About this Collection
In 1884 Sultan Abdul-Hamid II gifted the Library of Congress with a collection of Ottoman Turkish, Persian, Arabic works that he had richly embossed with this inscription in English, French and Ottoman: "Gift made by H.I. M. the Sultan Abdul-Hamid II to the national library of the United States of America through the Honorable A.S. Hewitt Member of the House of Representatives A.H. 1302-1884 A.D."
The Sultan's gift arrived in the U.S. Capitol, where the Library of Congress was housed, until the Jefferson Building was completed and they could be unpacked and shelved.
In the 1907 Annual Report of the Librarian of Congress, Herbert Putnam stated: "About 400 volumes, bound in red Morocco with gilt edges, have been given by the present Sultan, Ghasee Abdul-Hamid II. They comprise works of native authorship, also translations from European languages of works on Medicine, History, Law, Mathematics, Arts, Drama, Fiction, etc."

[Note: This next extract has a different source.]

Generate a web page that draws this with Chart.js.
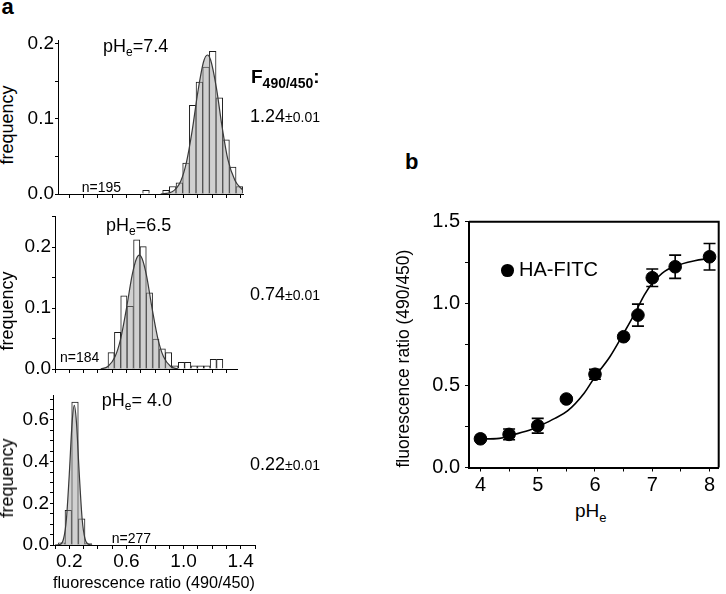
<!DOCTYPE html>
<html lang="en">
  <head>
    <meta charset="UTF-8" />
    <script src="https://cdn.jsdelivr.net/npm/chart.js@4.4.1/dist/chart.umd.min.js"></script>
    <title>pHe histograms and HA-FITC calibration</title>
    <style>
      body { margin: 0; background: #fff; }
      #fig {
        position: relative; width: 726px; height: 594px; overflow: hidden;
        font-family: "Liberation Sans", Arial, sans-serif; color: #000;
      }
      #fig canvas { position: absolute; }
      .lbl { position: absolute; line-height: 1; white-space: nowrap; }
      .sub { position: relative; }
    </style>
  </head>
  <body>
    <div id="fig">
      <canvas id="histTop"></canvas>
      <canvas id="histMid"></canvas>
      <canvas id="histBot"></canvas>
      <canvas id="calib"></canvas>
    </div>
    <script>
      // ---- panel a : histograms (bin centre, frequency) ----
      const binTop = [0.7370, 0.8771, 0.9238, 0.9705, 1.0172, 1.0639, 1.1106, 1.1573, 1.2040, 1.2507, 1.2974, 1.3441, 1.3908];
      const freqTop = [0.005, 0.005, 0.010, 0.015, 0.041, 0.118, 0.149, 0.169, 0.190, 0.128, 0.072, 0.036, 0.010];
      const fitTopX = [0.84, 0.92, 0.98, 1.02, 1.06, 1.10, 1.14, 1.167, 1.19, 1.23, 1.27, 1.31, 1.36, 1.415];
      const fitTopY = [0.000, 0.003, 0.017, 0.042, 0.084, 0.136, 0.176, 0.185, 0.178, 0.141, 0.089, 0.046, 0.018, 0.005];

      const binMid = [0.493, 0.538, 0.582, 0.627, 0.672, 0.717, 0.761, 0.806, 0.851, 0.895, 0.940, 0.985, 1.029, 1.074, 1.119, 1.164, 1.208, 1.253];
      const freqMid = [0.027, 0.060, 0.120, 0.103, 0.212, 0.201, 0.125, 0.049, 0.033, 0.027, 0.005, 0.011, 0.011, 0.005, 0.005, 0.005, 0.016, 0.016];
      const fitMidX = [0.42, 0.47, 0.52, 0.56, 0.60, 0.64, 0.67, 0.69, 0.71, 0.74, 0.78, 0.82, 0.86, 0.91, 0.96];
      const fitMidY = [0.000, 0.004, 0.020, 0.050, 0.099, 0.154, 0.181, 0.187, 0.181, 0.154, 0.099, 0.050, 0.020, 0.004, 0.000];

      const binBot = [0.147, 0.193, 0.240, 0.287, 0.333];
      const freqBot = [0.011, 0.166, 0.686, 0.126, 0.007];
      const fitBotX = [0.10, 0.13, 0.16, 0.18, 0.20, 0.22, 0.235, 0.25, 0.27, 0.29, 0.31, 0.34, 0.36];
      const fitBotY = [0.000, 0.002, 0.030, 0.125, 0.340, 0.590, 0.670, 0.590, 0.340, 0.125, 0.030, 0.002, 0.000];

      const ratioTicksA = [0.2, 0.6, 1.0, 1.4];

      // ---- panel b : calibration ----
      const phB = [4, 4.5, 5, 5.5, 6, 6.5, 6.75, 7, 7.4, 8];
      const ratioB = [0.175, 0.202, 0.255, 0.418, 0.569, 0.798, 0.930, 1.158, 1.225, 1.286];
      const errB = [0.01, 0.033, 0.045, 0.01, 0.03, 0.01, 0.067, 0.053, 0.071, 0.081];
      const fitPh = [4, 4.33, 4.55, 4.9, 5.0, 5.3, 5.52, 5.81, 6.0, 6.26, 6.5, 6.71, 6.86, 7.0, 7.17, 7.4, 7.74, 8];
      const fitRatio = [0.174, 0.178, 0.198, 0.233, 0.249, 0.30, 0.345, 0.453, 0.554, 0.676, 0.819, 0.95, 1.052, 1.124, 1.185, 1.229, 1.262, 1.276];

      const FONT = '"Liberation Sans", Arial, sans-serif';
      Chart.defaults.font.family = FONT;
      Chart.defaults.color = "#000";

      const pts = (xs, ys) => xs.map((x, i) => ({ x: x, y: ys[i] }));
      const isMult = (v, m) => Math.abs(v / m - Math.round(v / m)) < 1e-6;

      // put canvas at box, and pin the plot area to area
      function place(id, box, area) {
        const c = document.getElementById(id);
        c.width = box.w;
        c.height = box.h;
        c.style.left = box.x + "px";
        c.style.top = box.y + "px";
        return {
          canvas: c,
          yw: area.l - box.x,
          xh: box.y + box.h - area.b,
          pad: { top: area.t - box.y, right: box.x + box.w - area.r, left: 0, bottom: 0 },
        };
      }

      function histogram(id, box, area, xr, ymax, yLabelStep, bins, freq, fx, fy, xTitle) {
        const p = place(id, box, area);
        new Chart(p.canvas, {
          type: "bar",
          data: {
            datasets: [
              {
                type: "line",
                data: pts(fx, fy),
                borderColor: "#3a3a3a",
                borderWidth: 1.2,
                backgroundColor: "rgba(150,150,150,0.45)",
                fill: "origin",
                pointRadius: 0,
                cubicInterpolationMode: "monotone",
                order: 0,
              },
              {
                type: "bar",
                data: pts(bins, freq),
                backgroundColor: "#fff",
                borderColor: "#1a1a1a",
                borderWidth: 1,
                barPercentage: 1,
                categoryPercentage: 1,
                order: 1,
              },
            ],
          },
          options: {
            responsive: false,
            animation: false,
            layout: { padding: p.pad },
            plugins: { legend: { display: false }, tooltip: { enabled: false } },
            scales: {
              x: {
                type: "linear",
                min: xr[0],
                max: xr[1],
                offset: false,
                grid: { drawOnChartArea: false, tickLength: 4, color: "#000", offset: false },
                border: { color: "#000", width: 1 },
                ticks: {
                  stepSize: 0.1,
                  includeBounds: false,
                  autoSkip: false,
                  maxRotation: 0,
                  padding: 1,
                  font: { size: 19 },
                  callback: (v) => (xTitle && ratioTicksA.some((t) => Math.abs(t - v) < 1e-6) ? v.toFixed(1) : ""),
                },
                title: xTitle
                  ? { display: true, text: xTitle, font: { size: 17 }, padding: { top: 0, bottom: 0 } }
                  : { display: false },
                afterFit: (s) => { s.height = p.xh; s.paddingLeft = 0; s.paddingRight = 0; },
              },
              y: {
                min: 0,
                max: ymax,
                grid: { drawOnChartArea: false, tickLength: 3, color: "#000" },
                border: { color: "#000", width: 1 },
                ticks: {
                  stepSize: 0.05,
                  includeBounds: false,
                  autoSkip: false,
                  padding: 1,
                  font: { size: 19 },
                  callback: (v) => (isMult(v, yLabelStep) ? v.toFixed(1) : ""),
                },
                afterFit: (s) => { s.width = p.yw; s.paddingTop = 0; s.paddingBottom = 0; },
              },
            },
          },
        });
      }

      histogram("histTop", { x: 20, y: 28, w: 232, h: 180 }, { l: 58, t: 40, r: 243, b: 194 },
        [0.121, 1.416], 0.205, 0.1, binTop, freqTop, fitTopX, fitTopY, null);
      histogram("histMid", { x: 20, y: 204, w: 232, h: 180 }, { l: 55, t: 216.7, r: 237, b: 369 },
        [0.1, 1.374], 0.25, 0.1, binMid, freqMid, fitMidX, fitMidY, null);
      histogram("histBot", { x: 0, y: 383, w: 262, h: 211 }, { l: 53, t: 395, r: 255, b: 545 },
        [0.086, 1.5], 0.72, 0.2, binBot, freqBot, fitBotX, fitBotY, "fluorescence ratio (490/450)");

      // ---- panel b ----
      const boxFrame = {
        id: "boxFrame",
        afterDraw(chart) {
          const { ctx, chartArea: a } = chart;
          ctx.save();
          ctx.strokeStyle = "#000";
          ctx.lineWidth = 2;
          ctx.beginPath();
          ctx.moveTo(a.left, a.top);
          ctx.lineTo(a.right, a.top);
          ctx.lineTo(a.right, a.bottom);
          ctx.stroke();
          ctx.restore();
        },
      };
      const errorBars = {
        id: "errorBars",
        afterDatasetsDraw(chart) {
          const { ctx, scales: { x, y } } = chart;
          ctx.save();
          ctx.strokeStyle = "#000";
          ctx.lineWidth = 1.6;
          phB.forEach((ph, i) => {
            const px = x.getPixelForValue(ph);
            const hi = y.getPixelForValue(ratioB[i] + errB[i]);
            const lo = y.getPixelForValue(ratioB[i] - errB[i]);
            ctx.beginPath();
            ctx.moveTo(px, hi); ctx.lineTo(px, lo);
            ctx.moveTo(px - 6, hi); ctx.lineTo(px + 6, hi);
            ctx.moveTo(px - 6, lo); ctx.lineTo(px + 6, lo);
            ctx.stroke();
          });
          ctx.restore();
        },
      };

      const pb = place("calib", { x: 394, y: 205, w: 332, h: 295 }, { l: 469, t: 221.7, r: 725, b: 467.5 });
      new Chart(pb.canvas, {
        type: "scatter",
        data: {
          datasets: [
            {
              label: "HA-FITC",
              data: pts(phB, ratioB),
              backgroundColor: "#000",
              borderColor: "#000",
              pointRadius: 6.3,
              order: 0,
            },
            {
              label: "fit",
              data: pts(fitPh, fitRatio),
              showLine: true,
              borderColor: "#000",
              borderWidth: 1.6,
              pointRadius: 0,
              cubicInterpolationMode: "monotone",
              order: 1,
            },
          ],
        },
        options: {
          responsive: false,
          animation: false,
          layout: { padding: pb.pad },
          plugins: { legend: { display: false }, tooltip: { enabled: false } },
          scales: {
            x: {
              min: 3.8,
              max: 8.16,
              grid: { drawOnChartArea: false, tickLength: 4, color: "#000" },
              border: { color: "#000", width: 2 },
              ticks: {
                stepSize: 0.5,
                includeBounds: false,
                autoSkip: false,
                maxRotation: 0,
                padding: 2,
                font: { size: 20 },
                callback: (v) => (isMult(v, 1) ? String(v) : ""),
              },
              afterFit: (s) => { s.height = pb.xh; s.paddingLeft = 0; s.paddingRight = 0; },
            },
            y: {
              min: 0,
              max: 1.5,
              grid: { drawOnChartArea: false, tickLength: 4, color: "#000" },
              border: { color: "#000", width: 2 },
              ticks: {
                stepSize: 0.25,
                includeBounds: false,
                autoSkip: false,
                padding: 5,
                font: { size: 20 },
                callback: (v) => (isMult(v, 0.5) ? v.toFixed(1) : ""),
              },
              title: {
                display: true,
                text: "fluorescence ratio (490/450)",
                align: "start",
                font: { size: 17.5 },
                padding: { top: 0, bottom: 0 },
              },
              afterFit: (s) => { s.width = pb.yw; s.paddingTop = 0; s.paddingBottom = 0; },
            },
          },
        },
        plugins: [boxFrame, errorBars],
      });

      // ---- text annotations ----
      const fig = document.getElementById("fig");
      function addText(html, x, base, size, bold) {
        const d = document.createElement("div");
        d.className = "lbl";
        d.innerHTML = html;
        d.style.left = x + "px";
        d.style.top = base - 0.8465 * size + "px";
        d.style.fontSize = size + "px";
        if (bold) d.style.fontWeight = "bold";
        fig.appendChild(d);
      }
      function addVText(text, cx, cy, size) {
        const d = document.createElement("div");
        d.className = "lbl";
        d.textContent = text;
        d.style.fontSize = size + "px";
        d.style.left = cx + "px";
        d.style.top = cy + "px";
        d.style.transform = "translate(-50%,-50%) rotate(-90deg)";
        fig.appendChild(d);
      }
      const pHe = (v) => 'pH<span class="sub" style="font-size:12px;top:4px">e</span>' + v;
      const pm = (v) => v + '<span style="font-size:14px">±0.01</span>';

      addText("a", 1.5, 15, 22, true);
      addText("b", 405, 170, 22, true);
      addText(pHe("=7.4"), 103, 52, 18);
      addText(pHe("=6.5"), 106, 231.7, 18);
      addText(pHe("= 4.0"), 101.7, 406.7, 18);
      addText("n=195", 81.7, 192, 14);
      addText("n=184", 60, 361.7, 14);
      addText("n=277", 111.7, 543.3, 14);
      addText('F<span class="sub" style="font-size:14px;top:5px">490/450</span>:', 251, 83.3, 19, true);
      addText(pm("1.24"), 250, 122.3, 18);
      addText(pm("0.74"), 250, 300.7, 18);
      addText(pm("0.22"), 250, 470, 18);
      addVText("frequency", 6.8, 125, 18);
      addVText("frequency", 6.8, 311, 18);
      addVText("frequency", 6.8, 477.5, 18);
      addText('pH<span class="sub" style="font-size:13px;top:4.4px">e</span>', 575, 517.3, 19);
      addText('<span style="display:inline-block;width:12.6px;height:12.6px;border-radius:50%;background:#000;margin-right:5px;vertical-align:-1px"></span>HA-FITC', 501.4, 275.7, 20);
    </script>
  </body>
</html>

The remarkable story of how the Sultan met and befriended Abram Stevens Hewitt (1822-1903), Member from New York's 10th district, reported in the New York Tribune (July 13, 1884), began while Hewitt and his young son were touring around St. Sophia and palace grounds in Constantinople during a very hot day. When the young boy fainted, he was taken to the guard house where two other boys his age observed all the excitement and reported back to their father, the Sultan, what they had seen.?Their father dispatched his emissaries to Hewitt's hotel to inquire about his son's well-being and to request that he and his son visit the palace the next day.
During the visit, the Sultan noticed Hewitt's indelible pencil and special cigarettes which resulted in a gift shipment to Abdul-Hamid II when Hewitt returned home. Shortly thereafter, Hewitt received a notice that he owed $1,480 in customs duties on a shipment of Ottoman books. He wrote back to the Sultan that he didn't deserve such an honor and that the Sultan should give the books to the Library of Congress. The Sultan agreed and had the special collection prepared for the Library and invited Hewitt to keep the first set for himself. Hewitt paid the duty and this set is now in the New York University Elmer Holmes Bobst Library.
By 1984, it was determined that the Abdul-Hamid II gift books had become very brittle with paper that was too fragile to serve to researchers and a decision was made to microfilm the collection. 309 books and serials have been scanned from this microfilm for this digital collection. There are 26 existent Abdul-Hamid II books which also have been digitized.